- Genre: Reality television
- Starring: EJ Johnson; Elisa Johnson; Samaria Smith; Sanaz Panahi; Drew Mac;
- Country of origin: United States
- Original language: English
- No. of seasons: 1
- No. of episodes: 6

Production
- Executive producers: Gennifer Gardiner; David Leepson; Brian Zagorski; Eric Kranzler; Doron Ofir;
- Production location: New York City
- Running time: 42 minutes
- Production companies: ITV Entertainment; GGTV; Leepson Bounds Entertainment;

Original release
- Network: E!
- Release: June 19 – November 3, 2016

Related
- Rich Kids of Beverly Hills

= EJNYC =

American reality television series

EJNYC is an American reality television series that premiered on the E! cable network, on June 19, 2016. The reality show follows the life of EJ Johnson who moves back to New York City. The show is a spin-off of Rich Kids of Beverly Hills.

== Production ==
The show and cast was announced on June 14, 2016 via E! News.

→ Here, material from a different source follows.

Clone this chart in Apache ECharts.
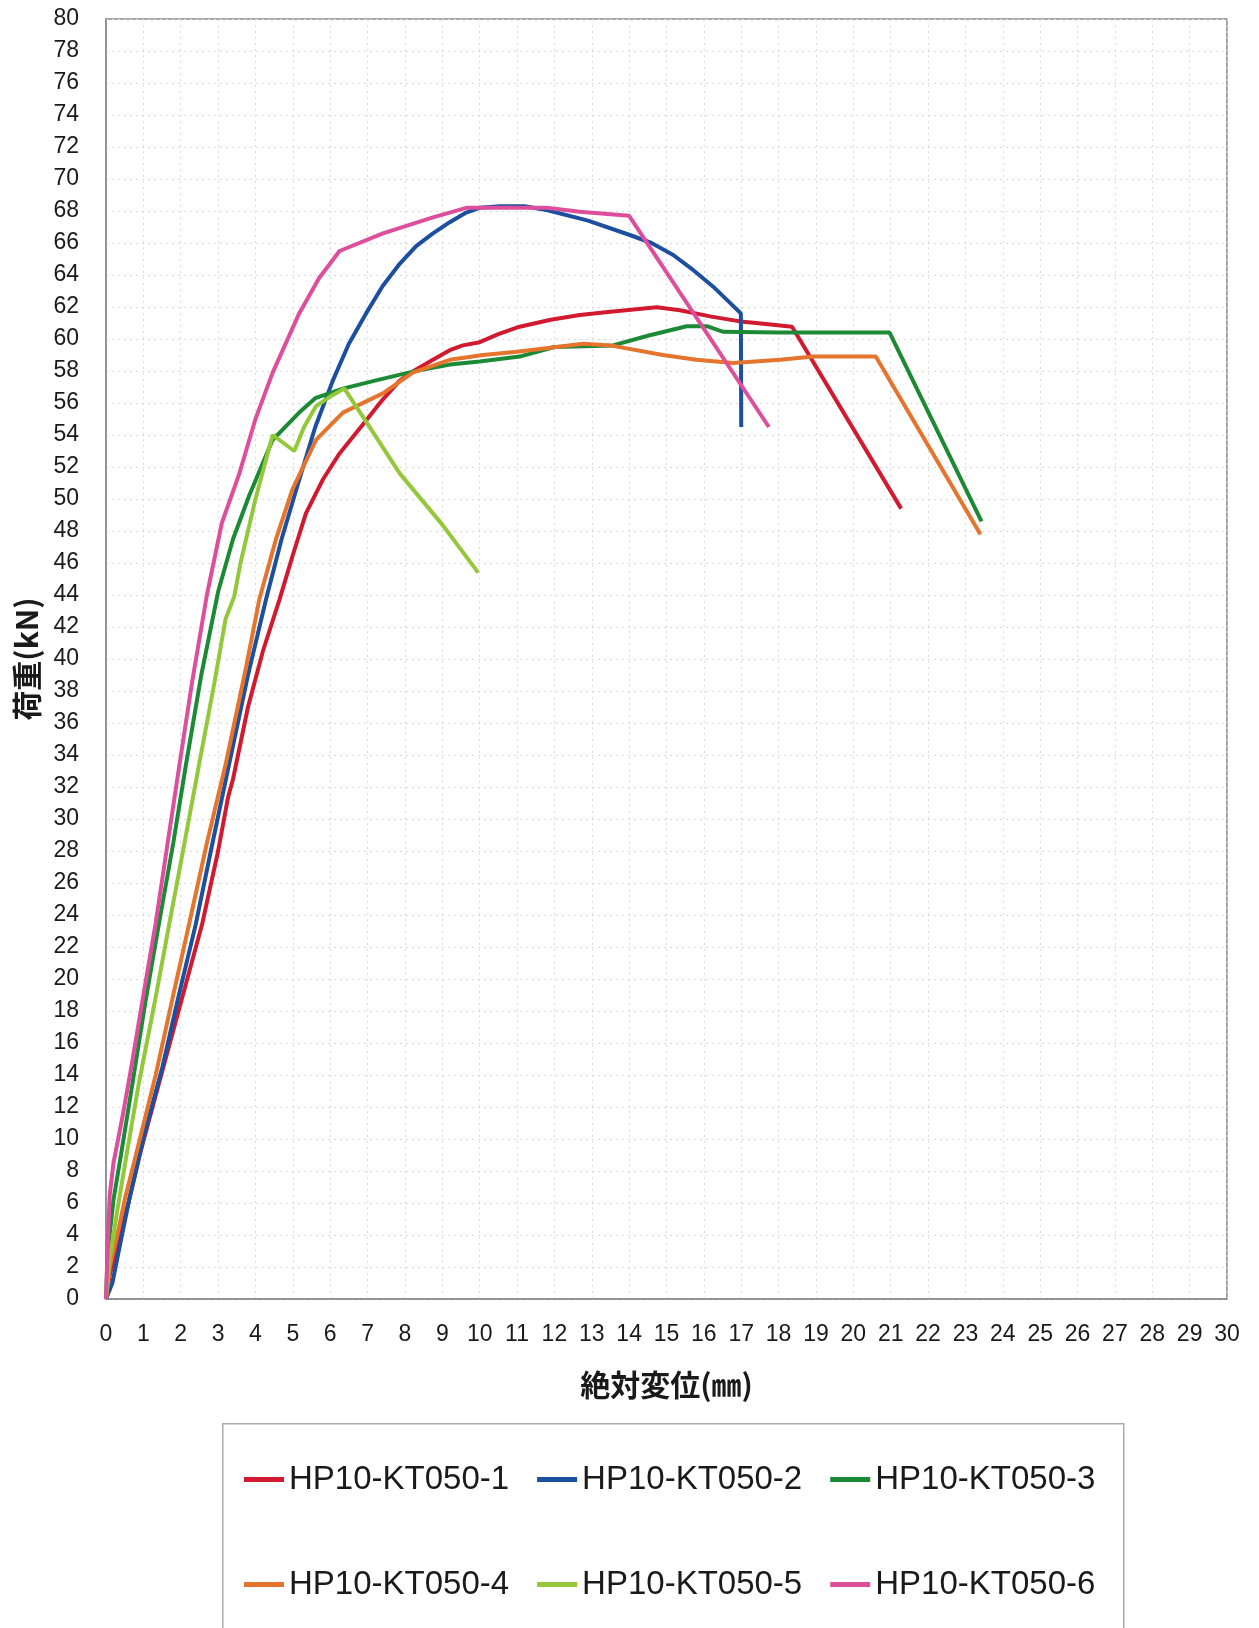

On November 3, 2016, it was announced that the show will not be returning along with Rich Kids of Beverly Hills.

==Cast==
The series also features some of his friends and family, referred to as #Glamtourage, including his sister Elisa Johnson, and friends Samaria Smith and Sanaz Panahi.

Lyric McHenry, a cast member, died in August 2018.